Markoff uses the term "e-discovery" for (semi-) automated techniques for pulling legally-relevant information out of piles of digital documents, and suggests a basic division:
E-discovery technologies generally fall into two broad categories that can be described as “linguistic” and “sociological.”
The most basic linguistic approach uses specific search words to find and sort relevant documents. More advanced programs filter documents through a large web of word and phrase definitions. A user who types “dog” will also find documents that mention “man’s best friend” and even the notion of a “walk.”
The sociological approach adds an inferential layer of analysis, mimicking the deductive powers of a human Sherlock Holmes. Engineers and linguists at Cataphora, an information-sifting company based in Silicon Valley, have their software mine documents for the activities and interactions of people — who did what when, and who talks to whom. The software seeks to visualize chains of events. It identifies discussions that might have taken place across e-mail, instant messages and telephone calls.
Then the computer pounces, so to speak, capturing “digital anomalies” that white-collar criminals often create in trying to hide their activities.
I'm not convinced that the linguistic/sociological division is really appropriate other than as an expository device. Rather, there seem to be a number of different application types (e.g. document retrieval vs. information extraction), a number of different goals (e.g. finding the history of a particular interaction vs. finding instances of a certain kind of irregular behavior), and a number of different capabilities (e.g. cross-document reference resolution vs. sentiment analysis) that might be deployed to solve a particular problem.

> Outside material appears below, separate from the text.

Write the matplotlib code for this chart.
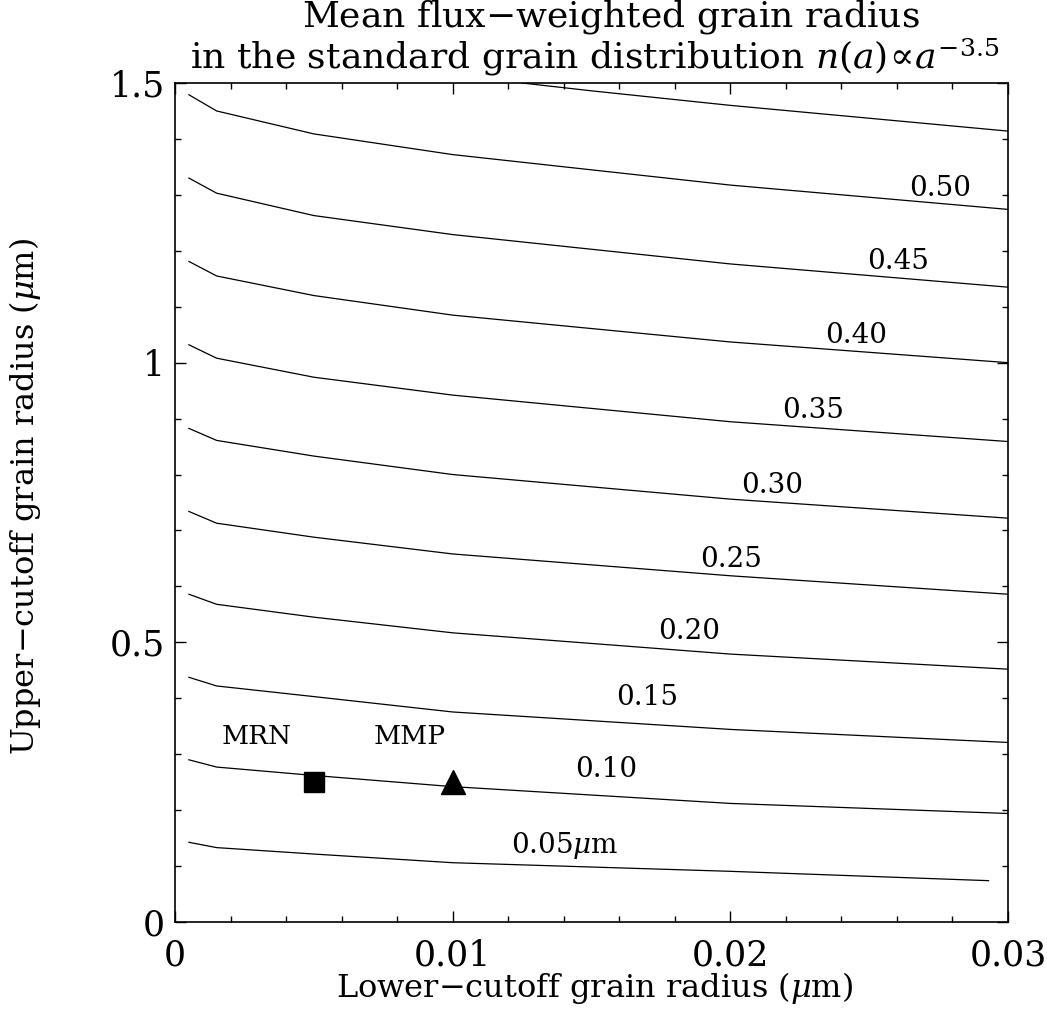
import matplotlib
matplotlib.use("Agg")
import matplotlib.pyplot as plt
from matplotlib.ticker import MultipleLocator

# ---- data ----
x_nodes = [0.0005, 0.0015, 0.005, 0.010, 0.020, 0.030]
levels = ["0.05", "0.10", "0.15", "0.20", "0.25", "0.30", "0.35", "0.40", "0.45", "0.50"]
y_005 = [0.1425, 0.133, 0.1215, 0.106, 0.0906, 0.0739]
y_010 = [0.290, 0.277, 0.262, 0.242, 0.212, 0.194]
y_015 = [0.4375, 0.422, 0.403, 0.3755, 0.3443, 0.321]
y_020 = [0.586, 0.568, 0.545, 0.517, 0.479, 0.452]
y_025 = [0.734, 0.713, 0.688, 0.658, 0.619, 0.586]
y_030 = [0.8825, 0.861, 0.833, 0.800, 0.756, 0.722]
y_035 = [1.032, 1.008, 0.974, 0.942, 0.8944, 0.859]
y_040 = [1.181, 1.155, 1.120, 1.085, 1.037, 1.000]
y_045 = [1.330, 1.303, 1.263, 1.229, 1.1765, 1.135]
y_050 = [1.479, 1.450, 1.409, 1.372, 1.3175, 1.274]
# the 0.05 contour stops a bit before the right edge
x_005 = [0.0005, 0.0015, 0.005, 0.010, 0.020, 0.0293]
# top (unlabelled, 0.55) contour enters through the top edge
x_055 = [0.0125, 0.015, 0.020, 0.025, 0.030]
y_055 = [1.500, 1.486, 1.460, 1.437, 1.414]

label_x = [0.01405, 0.01552, 0.01700, 0.01851, 0.02002, 0.02150, 0.02298, 0.02453, 0.02604, 0.02755]
label_y = [0.1376, 0.272, 0.401, 0.519, 0.648, 0.780, 0.914, 1.049, 1.180, 1.312]
label_txt = ["0.05$\\mu$m", "0.10", "0.15", "0.20", "0.25", "0.30", "0.35", "0.40", "0.45", "0.50"]

models = ["MRN", "MMP"]
model_x = [0.005, 0.010]
model_y = [0.25, 0.25]
model_marker = ["s", "^"]
model_label_x = [0.00295, 0.00846]
model_label_y = [0.332, 0.332]

plt.rcParams["font.family"] = "DejaVu Serif"
plt.rcParams["mathtext.fontset"] = "dejavuserif"

W, H = 1047, 1009
fig = plt.figure(figsize=(W / 100, H / 100), dpi=100)
ax = fig.add_axes([175 / W, 1 - 922 / H, (1008 - 175) / W, (922 - 83) / H])

lw = 0.9
series = [y_005, y_010, y_015, y_020, y_025, y_030, y_035, y_040, y_045, y_050]
for i, ys in enumerate(series):
    xs = x_005 if i == 0 else x_nodes
    ax.plot(xs, ys, color="black", lw=lw)
ax.plot(x_055, y_055, color="black", lw=lw)

for tx, ty, t in zip(label_x, label_y, label_txt):
    ax.text(tx, ty, t, ha="center", va="center", fontsize=20)

for mx, my, mk in zip(model_x, model_y, model_marker):
    ax.plot(mx, my, marker=mk, color="black", markersize=15 if mk == "s" else 17,
            linestyle="none", zorder=5)
for t, tx, ty in zip(models, model_label_x, model_label_y):
    ax.text(tx, ty, t, ha="center", va="center", fontsize=19)

ax.set_xlim(0, 0.03)
ax.set_ylim(0, 1.5)
ax.xaxis.set_minor_locator(MultipleLocator(0.002))
ax.yaxis.set_minor_locator(MultipleLocator(0.1))
ax.set_xticks([0, 0.01, 0.02, 0.03])
ax.set_xticklabels(["0", "0.01", "0.02", "0.03"])
ax.set_yticks([0, 0.5, 1.0, 1.5])
ax.set_yticklabels(["0", "0.5", "1", "1.5"])
ax.tick_params(which="both", direction="in", top=True, right=True, labelsize=25, width=1.0)
ax.tick_params(which="major", length=8)
ax.tick_params(which="minor", length=4.5)
ax.tick_params(axis="x", which="major", pad=12)
ax.tick_params(axis="y", which="major", pad=7)
for s in ax.spines.values():
    s.set_linewidth(1.2)

fig.text(595 / W, 1 - 988 / H, "Lower$-$cutoff grain radius ($\\mu$m)",
         ha="center", va="center", fontsize=23)
fig.text(25 / W, 1 - 496 / H, "Upper$-$cutoff grain radius ($\\mu$m)",
         ha="center", va="center", rotation=90, fontsize=23)
fig.text(611 / W, 1 - 17 / H, "Mean flux$-$weighted grain radius",
         ha="center", va="center", fontsize=26)
fig.text(595 / W, 1 - 57 / H, "in the standard grain distribution $n(a)\\!\\propto\\! a^{-3.5}$",
         ha="center", va="center", fontsize=26)

fig.savefig("out.png", dpi=100)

However, to get a better sense of why Markoff might have used the term "sociological" here, take a look at Cataphora's explanation of why "Context is everything".
Markoff's article focuses on the economic consequences of "e-discovery" and similar kinds of automation:
These new forms of automation have renewed the debate over the economic consequences of technological progress.
David H. Autor, an economics professor at the Massachusetts Institute of Technology, says the United States economy is being “hollowed out.” New jobs, he says, are coming at the bottom of the economic pyramid, jobs in the middle are being lost to automation and outsourcing, and now job growth at the top is slowing because of automation.
“There is no reason to think that technology creates unemployment,” Professor Autor said. “Over the long run we find things for people to do. The harder question is, does changing technology always lead to better jobs? The answer is no.”
I believe that "e-discovery" plays at best a minor role in the pointed questions about the value of law school now being asked by legions of currently-under-employed J.D.'s (see David Segal, "Is Law School a Losing Game?", NYT 1/8/2011). It's the recession that's mainly responsible for today's legal supply-demand imbalance, with law-school over-recruiting and law-student naiveté in second place. However, to the extent that Tom Mitchell is right about the practical deployment of computational linguistics over the next decade, the job market for young lawyers may get even worse.
Or — and this is more frightening for the rest of us — perhaps e-discovery (not to speak of e-brief-writing and so on) will radically improve the cost-effectiveness of lawyering and thus radically increase the volume of lawsuits.
[Full disclosure: Dick Oehrle, Cataphora's Chief Linguist, has been a friend since we were undergraduates together during the paleosilicic era.]
Update — there are now 204 comments on the NYT article, many of them interesting.